L’incompréhension se traduit immédiatement dans les sondages, estime Jérôme Jaffré, directeur du Centre d'études et de connaissances sur l'opinion publique,interrogé par Slate.fr après l’intervention présidentielle du 5 février 2009.

Peu importe, balaie un membre du gouvernement : "Il faut expliquer, expliquer, expliquer." Et pas qu’à la télé, d’ailleurs : "Où sont les tracts ? Où sont les réunions dans les fédérations ?", s’agace-t-il.

• Ne pas faire de bruit pour rien

Autre travers : l’annonce roulement-de-tambours-pour-pas-grand-chose. Exemple cet été, quand Nicolas Sarkozy revient du cap Nègre mardi 9 août, en plein yoyo boursier. Il tient alors une réunion-surprise à l’Elysée mais à la sortie, rien de neuf.

Surtout, son aller-retour volontariste à Paris alimente les rumeurs plus qu’il ne les calme : pourquoi une réunion d'urgence ? La situation est-elle plus grave qu'on ne le croit ? La journée se solde par un dévissage spectaculaire des valeurs boursières des banques françaises.

• Sarkozy ne convainc pas

Dans un communiqué, le chef de l'Etat maintient l’objectif de réduction des déficits, promet quelques économies supplémentaires et se félicite au passage de la réforme des retraites.

Mais sur le fond, Nicolas Sarkozy ne peut pas revendiquer grand-chose. Malgré son revirement sur certaines de ses promesses de campagne comme la loi Tepa (travail, emploi, pouvoir d’achat) et de nombreuses réformes, les agences de notation, Moody’s en tête, ne semblent pas convaincues.

Pas plus qu’une partie de l’UMP : la majorité est tiraillée, certains députés souhaitant aller plus loin que le gouvernement, par exemple quand il s’agit de taxer les hauts revenus. 

• Communication : un dosage difficile à trouver

Nicolas Sarkozy ne s’est pas exprimé à la télé depuis février. Silence, il se "représidentialise". Après des mois d’omniprésence médiatique, Nicolas Sarkozy a décidé de raréfier sa parole. Mais il faut un savant sens du timing. S’il ne dit rien, on pense qu’il en fait autant ; s’il parle, ce n’est pas pour ne rien dire. Et c’est là que ça coince : "En plein désordre financier, communiquer revient à tirer avec un fusil à un coup. Si ça loupe on n’a pas d’autres cartouches", confie un conseiller du président, cité par Libération.

Alors, quel degré de transparence adopter ?

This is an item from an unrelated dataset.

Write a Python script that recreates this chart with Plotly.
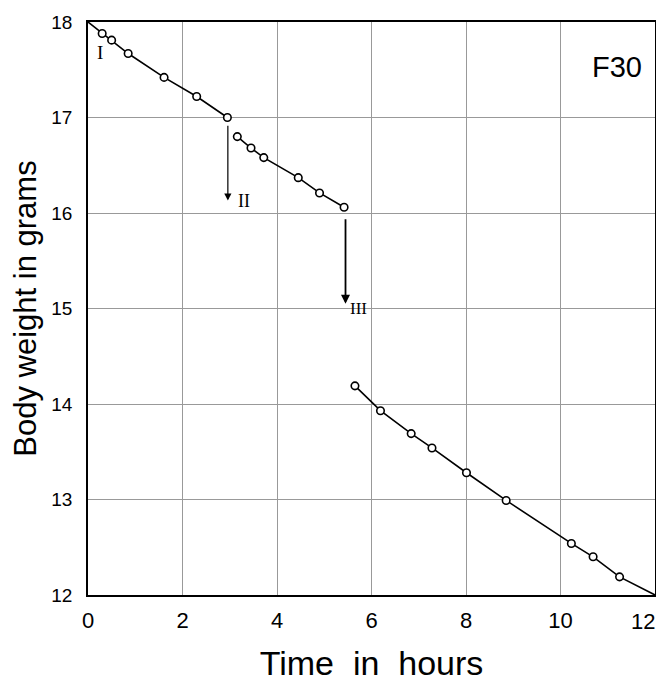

Soyez rassurant et l’opinion devient sceptique. Notamment parce que "la France a un passif important en matière de communication de crise", explique à 20minutes.fr Thierry Libaert, maître de conférence en communication à Sciences Po, citant les grandes crises minimisées comme la vache folle, le sang contaminé, Tchernobyl ou, plus récemment, la canicule de 2003.

Soyez alarmiste et on vous demande ce que vous faites là à bavasser au lieu d’agir. En 2008, Nicolas Sarkozy avait reconnu l’ampleur de la crise économique dans son discours de Toulon. "C'est pour cela que nous assurons les Français de la garantie absolue de l'Etat sur le système bancaire français", équilibrait le premier ministre François Fillon.

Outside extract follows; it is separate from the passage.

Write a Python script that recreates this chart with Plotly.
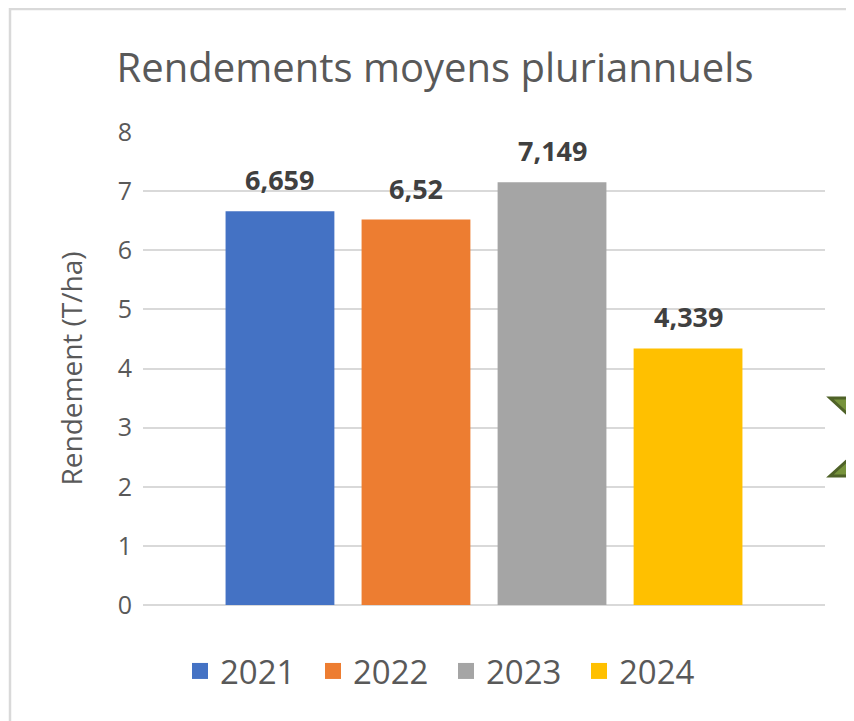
import plotly.graph_objects as go

years = ["2021", "2022", "2023", "2024"]
values = [6.659, 6.52, 7.149, 4.339]
colors = ["#4472C4", "#ED7D31", "#A5A5A5", "#FFC000"]
y_ticks = [0, 1, 2, 3, 4, 5, 6, 7, 8]

# page body has an 8px margin; work in screen coords and shift
OFF = 8
W, H = 854 - OFF, 721 - OFF
PL, PR, PT, PB = 143, 825, 132, 605  # plot area in screen coords
L, R, T, B = PL - OFF, W - (PR - OFF), PT - OFF, H - (PB - OFF)
pw, ph = PR - PL, PB - PT


def px(x):
    return (x - PL) / pw


def py(y):
    return (PB - y) / ph


FONT = "Open Sans"
fig = go.Figure()
for i, (yr, v, c) in enumerate(zip(years, values, colors)):
    fig.add_trace(go.Bar(x=[yr], y=[v], name=yr, marker=dict(color=c, line=dict(width=0)),
                         showlegend=False, hoverinfo="skip"))
    fig.add_annotation(x=i, y=v, xref="x", yref="y",
                       text="<b>" + str(v).replace(".", ",") + "</b>",
                       showarrow=False, yanchor="bottom", yshift=11,
                       font=dict(family=FONT, size=27, color="#404040"))
for yr, c in zip(years, colors):
    fig.add_trace(go.Scatter(x=[None], y=[None], mode="markers", name=yr,
                             marker=dict(symbol="square", size=20, color=c)))

shapes = [
    dict(type="rect", xref="paper", yref="paper", x0=px(10), x1=px(900), y0=py(760), y1=py(9),
         line=dict(color="#D9D9D9", width=2.5), fillcolor="rgba(0,0,0,0)", layer="below"),
    dict(type="path", xref="paper", yref="paper",
         path=f"M {px(830)} {py(398)} L {px(870)} {py(398)} L {px(870)} {py(435)} Z",
         fillcolor="#77933C", line=dict(color="#4F6228", width=3)),
    dict(type="path", xref="paper", yref="paper",
         path=f"M {px(830)} {py(476)} L {px(870)} {py(476)} L {px(870)} {py(440)} Z",
         fillcolor="#77933C", line=dict(color="#4F6228", width=3)),
]

fig.update_layout(
    width=W, height=H,
    margin=dict(l=L, r=R, t=T, b=B, autoexpand=False),
    paper_bgcolor="white", plot_bgcolor="white",
    barmode="overlay", bargap=0.2,
    title=dict(text="Rendements moyens pluriannuels", xref="container", x=(435 - OFF) / W,
               xanchor="center", yref="container", y=1 - (68 - OFF) / H, yanchor="middle",
               font=dict(family=FONT, size=40, color="#595959")),
    xaxis=dict(type="category", categoryorder="array", categoryarray=years,
               range=[-1.007, 4.007], showticklabels=False, showgrid=False,
               zeroline=False, showline=False, ticks=""),
    yaxis=dict(range=[0, 8], tickvals=y_ticks, showgrid=True, gridcolor="#D9D9D9", gridwidth=1.5,
               zeroline=True, zerolinecolor="#D9D9D9", zerolinewidth=1.5, showline=False,
               ticks="", ticklabelstandoff=10,
               tickfont=dict(family=FONT, size=25, color="#595959"),
               title=dict(text="Rendement (T/ha)", standoff=26,
                          font=dict(family=FONT, size=28, color="#595959"))),
    legend=dict(orientation="h", x=px(446), xanchor="center", y=py(671), yanchor="middle",
                font=dict(family=FONT, size=33, color="#595959"), itemwidth=30,
                entrywidth=88, traceorder="normal"),
    shapes=shapes,
    showlegend=True,
)

fig.write_html("out.html")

Dans le même temps, sur le perron de l’Elysée où ils avaient rendez-vous, Georges Pauget, du Crédit Agricole, et Henri de Castries, président d'AXA, estimaient que l'ensemble du dispositif bancaire français était "solide, stable et fiable", "un des plus sûrs au monde" osait même le président de la Banque de France Christian Noyer.

De même, à qui s’adresser principalement ? Aux Français ou aux marchés ?

Car chacun son interprétation, comme quand, à la mi-septembre, le ministre de l’Industrie Eric Besson déclare que la nationalisation partielle des banques est "prématurée". Les Français entendent qu’il n’y a pas d’urgence, tandis que les marchés eux, comprennent qu’elle finira par avoir lieu et continuent leur dégringolade.

C'est donc sur les résultats du sommet européen du mercredi 26 octobre que Nicolas Sarkozy va s'appuyer pour s’adresser aux Français. Un seul mot d'ordre, la pédagogie, priorité à la "vérité", mais pourquoi pas en profiter pour tacler Hollande, son opposant dans la course à l’Elysée.